------ Supplied data ------
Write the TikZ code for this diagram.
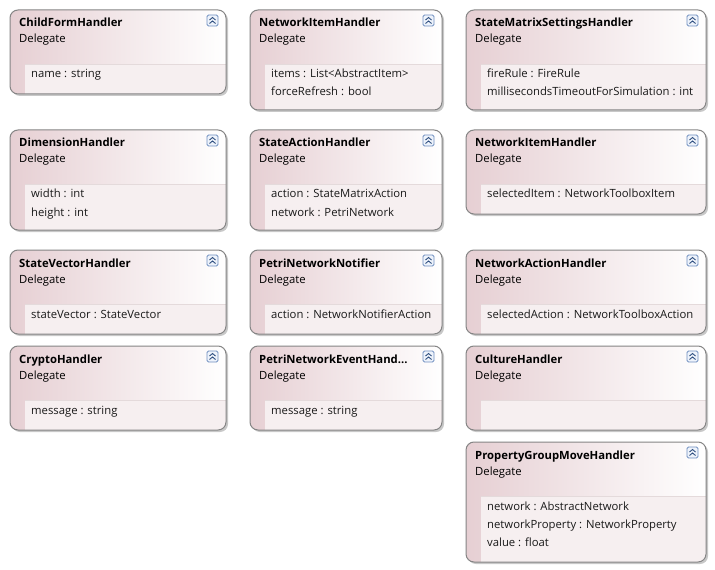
\documentclass[tikz,border=0pt]{standalone}
\usepackage{fontspec}
\setmainfont{Open Sans}
\definecolor{boxpink}{HTML}{E6CFD3}
\definecolor{compc}{HTML}{F6EFF0}
\definecolor{sepc}{HTML}{E4DADB}
\definecolor{borderc}{HTML}{858585}
\definecolor{shadowc}{HTML}{C8C8C8}
\definecolor{iconb}{HTML}{6F8FC0}
\definecolor{iconf}{HTML}{EEF3FB}
\definecolor{iconc}{HTML}{2F4F80}
\tikzset{
  boxround/.style={rounded corners=8bp},
  titletext/.style={anchor=base west, inner sep=0pt, font=\fontsize{11.3bp}{13bp}\selectfont\bfseries},
  stereotext/.style={anchor=base west, inner sep=0pt, font=\fontsize{11.3bp}{13bp}\selectfont},
  attrtext/.style={anchor=base west, inner sep=0pt, font=\fontsize{11.3bp}{13bp}\selectfont, text=black!90},
  iconbox/.style={draw=iconb, fill=iconf, rounded corners=1.5bp, line width=0.8bp},
  chev/.style={draw=iconc, line width=0.9bp},
}
% #1 id, #2 x, #3 y, #4 w, #5 h, #6 title
\newcommand{\dbox}[6]{%
  \fill[shadowc, boxround] ({#2+2},{#3+2}) rectangle ({#2+#4+2},{#3+#5+2});
  \shade[boxround, left color=boxpink, right color=white] (#2,#3) rectangle ({#2+#4},{#3+#5});
  \begin{scope}
    \clip[boxround] (#2,#3) rectangle ({#2+#4},{#3+#5});
    \fill[compc] ({#2+15},{#3+54}) rectangle ({#2+#4},{#3+#5});
    \draw[sepc, line width=0.8bp] ({#2+15},{#3+54}) -- ({#2+#4},{#3+54});
  \end{scope}
  \draw[borderc, line width=1bp, boxround] (#2,#3) rectangle ({#2+#4},{#3+#5});
  \node[titletext] (#1) at ({#2+9},{#3+17}) {#6};
  \node[stereotext] (#1-st) at ({#2+9},{#3+33}) {Delegate};
  \draw[iconbox] ({#2+#4-19},{#3+5}) rectangle ({#2+#4-8},{#3+16});
  \draw[chev] ({#2+#4-16.5},{#3+10}) -- ({#2+#4-13.5},{#3+7.5}) -- ({#2+#4-10.5},{#3+10});
  \draw[chev] ({#2+#4-16.5},{#3+13.5}) -- ({#2+#4-13.5},{#3+11}) -- ({#2+#4-10.5},{#3+13.5});
}
% #1 id, #2 x, #3 y, #4 index, #5 text
\newcommand{\dattr}[5]{%
  \node[attrtext] (#1) at ({#2+21},{#3+68+18*#4}) {#5};
}
\begin{document}
\begin{tikzpicture}[x=1bp,y=-1bp]
\useasboundingbox[fill=white] (0,0) rectangle (715,570);
% column 1
\dbox{cfh}{10}{10}{216}{84}{ChildFormHandler}
\dattr{cfh-a}{10}{10}{0}{name : string}
\dbox{dh}{10}{130}{216}{100}{DimensionHandler}
\dattr{dh-a}{10}{130}{0}{width : int}
\dattr{dh-b}{10}{130}{1}{height : int}
\dbox{svh}{10}{250}{216}{84}{StateVectorHandler}
\dattr{svh-a}{10}{250}{0}{stateVector : StateVector}
\dbox{ch}{10}{346}{216}{84}{CryptoHandler}
\dattr{ch-a}{10}{346}{0}{message : string}
% column 2
\dbox{nih}{250}{10}{192}{100}{NetworkItemHandler}
\dattr{nih-a}{250}{10}{0}{items : List<AbstractItem>}
\dattr{nih-b}{250}{10}{1}{forceRefresh : bool}
\dbox{sah}{250}{130}{192}{100}{StateActionHandler}
\dattr{sah-a}{250}{130}{0}{action : StateMatrixAction}
\dattr{sah-b}{250}{130}{1}{network : PetriNetwork}
\dbox{pnn}{250}{250}{192}{84}{PetriNetworkNotifier}
\dattr{pnn-a}{250}{250}{0}{action : NetworkNotifierAction}
\dbox{pneh}{250}{346}{192}{84}{PetriNetworkEventHand...}
\dattr{pneh-a}{250}{346}{0}{message : string}
% column 3
\dbox{smsh}{466}{10}{240}{100}{StateMatrixSettingsHandler}
\dattr{smsh-a}{466}{10}{0}{fireRule : FireRule}
\dattr{smsh-b}{466}{10}{1}{millisecondsTimeoutForSimulation : int}
\dbox{nih2}{466}{130}{240}{84}{NetworkItemHandler}
\dattr{nih2-a}{466}{130}{0}{selectedItem : NetworkToolboxItem}
\dbox{nah}{466}{250}{240}{84}{NetworkActionHandler}
\dattr{nah-a}{466}{250}{0}{selectedAction : NetworkToolboxAction}
\dbox{cuh}{466}{346}{240}{84}{CultureHandler}
\dbox{pgmh}{466}{442}{240}{120}{PropertyGroupMoveHandler}
\dattr{pgmh-a}{466}{442}{0}{network : AbstractNetwork}
\dattr{pgmh-b}{466}{442}{1}{networkProperty : NetworkProperty}
\dattr{pgmh-c}{466}{442}{2}{value : float}
\end{tikzpicture}
\end{document}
------
**Written task**
With the pictures left out, transcribe the material exactly.

**Response to this exercise**
Write the TikZ code for this diagram.
\documentclass[tikz,border=0pt]{standalone}
\usepackage{fontspec}
\setmainfont{Open Sans}
\definecolor{boxpink}{HTML}{E6CFD3}
\definecolor{compc}{HTML}{F6EFF0}
\definecolor{sepc}{HTML}{E4DADB}
\definecolor{borderc}{HTML}{858585}
\definecolor{shadowc}{HTML}{C8C8C8}
\definecolor{iconb}{HTML}{6F8FC0}
\definecolor{iconf}{HTML}{EEF3FB}
\definecolor{iconc}{HTML}{2F4F80}
\tikzset{
  boxround/.style={rounded corners=8bp},
  titletext/.style={anchor=base west, inner sep=0pt, font=\fontsize{11.3bp}{13bp}\selectfont\bfseries},
  stereotext/.style={anchor=base west, inner sep=0pt, font=\fontsize{11.3bp}{13bp}\selectfont},
  attrtext/.style={anchor=base west, inner sep=0pt, font=\fontsize{11.3bp}{13bp}\selectfont, text=black!90},
  iconbox/.style={draw=iconb, fill=iconf, rounded corners=1.5bp, line width=0.8bp},
  chev/.style={draw=iconc, line width=0.9bp},
}
% #1 id, #2 x, #3 y, #4 w, #5 h, #6 title
\newcommand{\dbox}[6]{%
  \fill[shadowc, boxround] ({#2+2},{#3+2}) rectangle ({#2+#4+2},{#3+#5+2});
  \shade[boxround, left color=boxpink, right color=white] (#2,#3) rectangle ({#2+#4},{#3+#5});
  \begin{scope}
    \clip[boxround] (#2,#3) rectangle ({#2+#4},{#3+#5});
    \fill[compc] ({#2+15},{#3+54}) rectangle ({#2+#4},{#3+#5});
    \draw[sepc, line width=0.8bp] ({#2+15},{#3+54}) -- ({#2+#4},{#3+54});
  \end{scope}
  \draw[borderc, line width=1bp, boxround] (#2,#3) rectangle ({#2+#4},{#3+#5});
  \node[titletext] (#1) at ({#2+9},{#3+17}) {#6};
  \node[stereotext] (#1-st) at ({#2+9},{#3+33}) {Delegate};
  \draw[iconbox] ({#2+#4-19},{#3+5}) rectangle ({#2+#4-8},{#3+16});
  \draw[chev] ({#2+#4-16.5},{#3+10}) -- ({#2+#4-13.5},{#3+7.5}) -- ({#2+#4-10.5},{#3+10});
  \draw[chev] ({#2+#4-16.5},{#3+13.5}) -- ({#2+#4-13.5},{#3+11}) -- ({#2+#4-10.5},{#3+13.5});
}
% #1 id, #2 x, #3 y, #4 index, #5 text
\newcommand{\dattr}[5]{%
  \node[attrtext] (#1) at ({#2+21},{#3+68+18*#4}) {#5};
}
\begin{document}
\begin{tikzpicture}[x=1bp,y=-1bp]
\useasboundingbox[fill=white] (0,0) rectangle (715,570);
% column 1
\dbox{cfh}{10}{10}{216}{84}{ChildFormHandler}
\dattr{cfh-a}{10}{10}{0}{name : string}
\dbox{dh}{10}{130}{216}{100}{DimensionHandler}
\dattr{dh-a}{10}{130}{0}{width : int}
\dattr{dh-b}{10}{130}{1}{height : int}
\dbox{svh}{10}{250}{216}{84}{StateVectorHandler}
\dattr{svh-a}{10}{250}{0}{stateVector : StateVector}
\dbox{ch}{10}{346}{216}{84}{CryptoHandler}
\dattr{ch-a}{10}{346}{0}{message : string}
% column 2
\dbox{nih}{250}{10}{192}{100}{NetworkItemHandler}
\dattr{nih-a}{250}{10}{0}{items : List<AbstractItem>}
\dattr{nih-b}{250}{10}{1}{forceRefresh : bool}
\dbox{sah}{250}{130}{192}{100}{StateActionHandler}
\dattr{sah-a}{250}{130}{0}{action : StateMatrixAction}
\dattr{sah-b}{250}{130}{1}{network : PetriNetwork}
\dbox{pnn}{250}{250}{192}{84}{PetriNetworkNotifier}
\dattr{pnn-a}{250}{250}{0}{action : NetworkNotifierAction}
\dbox{pneh}{250}{346}{192}{84}{PetriNetworkEventHand...}
\dattr{pneh-a}{250}{346}{0}{message : string}
% column 3
\dbox{smsh}{466}{10}{240}{100}{StateMatrixSettingsHandler}
\dattr{smsh-a}{466}{10}{0}{fireRule : FireRule}
\dattr{smsh-b}{466}{10}{1}{millisecondsTimeoutForSimulation : int}
\dbox{nih2}{466}{130}{240}{84}{NetworkItemHandler}
\dattr{nih2-a}{466}{130}{0}{selectedItem : NetworkToolboxItem}
\dbox{nah}{466}{250}{240}{84}{NetworkActionHandler}
\dattr{nah-a}{466}{250}{0}{selectedAction : NetworkToolboxAction}
\dbox{cuh}{466}{346}{240}{84}{CultureHandler}
\dbox{pgmh}{466}{442}{240}{120}{PropertyGroupMoveHandler}
\dattr{pgmh-a}{466}{442}{0}{network : AbstractNetwork}
\dattr{pgmh-b}{466}{442}{1}{networkProperty : NetworkProperty}
\dattr{pgmh-c}{466}{442}{2}{value : float}
\end{tikzpicture}
\end{document}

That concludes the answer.